Mid-Atlantic Packaging, which has been operating for 42 years, now works with boutiques, jewelry stores, retailers food and gourmet shops, e-commerce businesses and others. Rotuno said the majority of their customers are independently owned shops and boutiques, each with a distinctive product or service that want help delivering their message.
This market has stayed resilient, even as parts of it have shifted.
“In the early 2000s, using gift bags, instead of a wrapped package, to present gifts really took off. This affected the gift box, gift wrap and ribbon industry,” said Rotuno. “However, a lot of the independently owned retailers still offer gift wrapping as an additional service. They know that when someone receives a gift wrapped in pretty gift wrap and tissue and tied with pretty ribbons and bows, there is an emotional euphoria experience that adds value to the gift itself.”
Tissue paper, a common part of gift wrapping, is another category that shows how longstanding traditions still persist in today’s market.

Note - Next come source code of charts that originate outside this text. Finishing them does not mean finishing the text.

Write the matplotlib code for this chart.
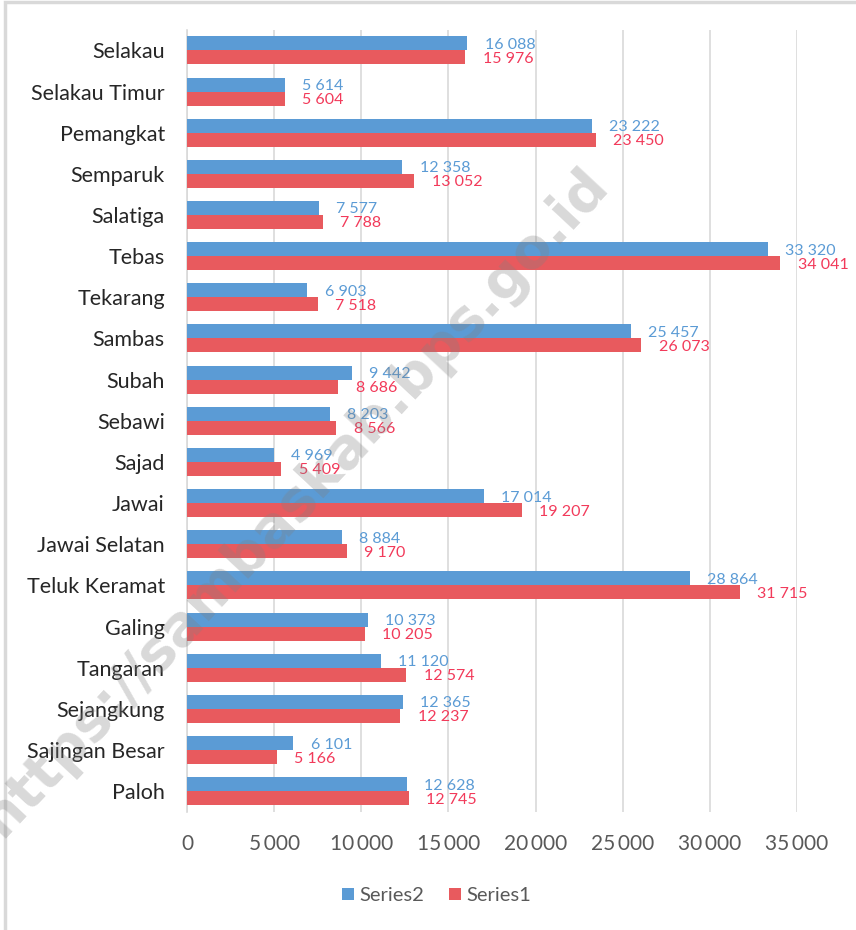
import matplotlib.pyplot as plt
import numpy as np
from matplotlib.patches import Rectangle

categories = ['Selakau', 'Selakau Timur', 'Pemangkat', 'Semparuk', 'Salatiga',
              'Tebas', 'Tekarang', 'Sambas', 'Subah', 'Sebawi', 'Sajad', 'Jawai',
              'Jawai Selatan', 'Teluk Keramat', 'Galing', 'Tangaran', 'Sejangkung',
              'Sajingan Besar', 'Paloh']
series2 = [16088, 5614, 23222, 12358, 7577, 33320, 6903, 25457, 9442, 8203,
           4969, 17014, 8884, 28864, 10373, 11120, 12365, 6101, 12628]
series1 = [15976, 5604, 23450, 13052, 7788, 34041, 7518, 26073, 8686, 8566,
           5409, 19207, 9170, 31715, 10205, 12574, 12237, 5166, 12745]
xticks = [0, 5000, 10000, 15000, 20000, 25000, 30000, 35000]

plt.rcParams['font.family'] = ['Lato', 'DejaVu Sans']

blue = '#5B9BD5'
red = '#E85A5E'
red_txt = '#F23A5A'

fig = plt.figure(figsize=(8.56, 9.3), dpi=100)
ax = fig.add_axes([0.2185, 0.127, 0.7125, 0.841])

n = len(categories)
y = np.arange(n)
h = 0.34
ax.barh(y - h / 2, series2, height=h, color=blue, label='Series2', zorder=3)
ax.barh(y + h / 2, series1, height=h, color=red, label='Series1', zorder=3)

for i in range(n):
    ax.annotate(f'{series2[i]:,}'.replace(',', ' '), (series2[i], y[i] - h / 2),
                xytext=(12.5, -1), textcoords='offset points', va='center',
                ha='left', color=blue, fontsize=11.5, zorder=4)
    ax.annotate(f'{series1[i]:,}'.replace(',', ' '), (series1[i], y[i] + h / 2),
                xytext=(12.5, -1), textcoords='offset points', va='center',
                ha='left', color=red_txt, fontsize=11.5, zorder=4)

ax.set_ylim(n - 0.5, -0.5)
ax.set_xlim(0, 35000)
ax.set_yticks(y)
ax.set_yticklabels(categories, fontsize=15.5, color='#262626')
ax.set_xticks(xticks)
ax.set_xticklabels([f'{t:,}'.replace(',', '\u2009') for t in xticks],
                   fontsize=15, color='#595959')
ax.tick_params(axis='both', length=0)
ax.tick_params(axis='x', pad=16)
ax.tick_params(axis='y', pad=16)
ax.grid(axis='x', color='#D9D9D9', linewidth=1.2, zorder=0)
for s in ['top', 'right', 'bottom']:
    ax.spines[s].set_visible(False)
ax.spines['left'].set_color('#D9D9D9')
ax.spines['left'].set_linewidth(1.2)

fig.legend(loc='center', bbox_to_anchor=(0.51, 0.037), ncol=2, frameon=False,
           fontsize=14.5, handlelength=0.6, handleheight=0.6, handletextpad=0.3,
           columnspacing=1.2, labelcolor='#595959')

# watermark
fig.text(0.345, 0.46, 'https://sambaskab.bps.go.id', fontsize=40,
         fontweight='bold', color='#808080', alpha=0.3, rotation=47,
         ha='center', va='center', family='DejaVu Sans', zorder=10)

fig.patches.append(Rectangle((0.006, -0.01), 1.1, 1.0075, transform=fig.transFigure,
                             fill=False, edgecolor='#D9D9D9', linewidth=2.5))

fig.savefig('out.png', dpi=100)
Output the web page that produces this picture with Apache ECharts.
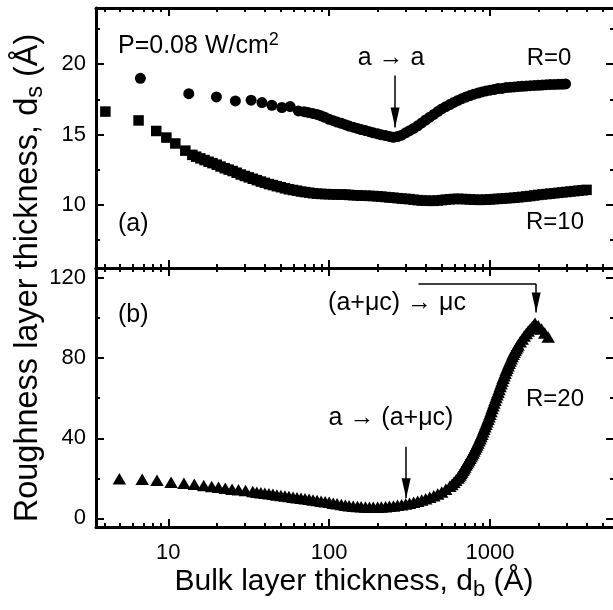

As early as the 6th century, according to historians, the Chinese had developed thin toilet tissue from bark and silk, crafted in small sheets, perfumed and placed in boxes that were considered suitable for emperors and their families. It would not be until the early 19th century that a similar thin tissue in large sheets would appear.
“If you said ‘wrapping paper,’ you meant plain brown or white paper tied with string that you just rip off and throw away,” said Alvis. “Tissue paper on the other hand, was a defining element to imparting a special quality."
Alvis said that using tissue paper in gift packaging was seen as a way to add to the special mystery of a wrapped gift, a feature that Colwell agreed remains important today.
"I think it fits with our overarching movement toward more and more stuff. In the industrial age where we have so much available to us, and so much of each thing is identical, we are searching for ways to distinguish them and make them unique,” he said. "But, when you wrap it that makes it special to create the human connection."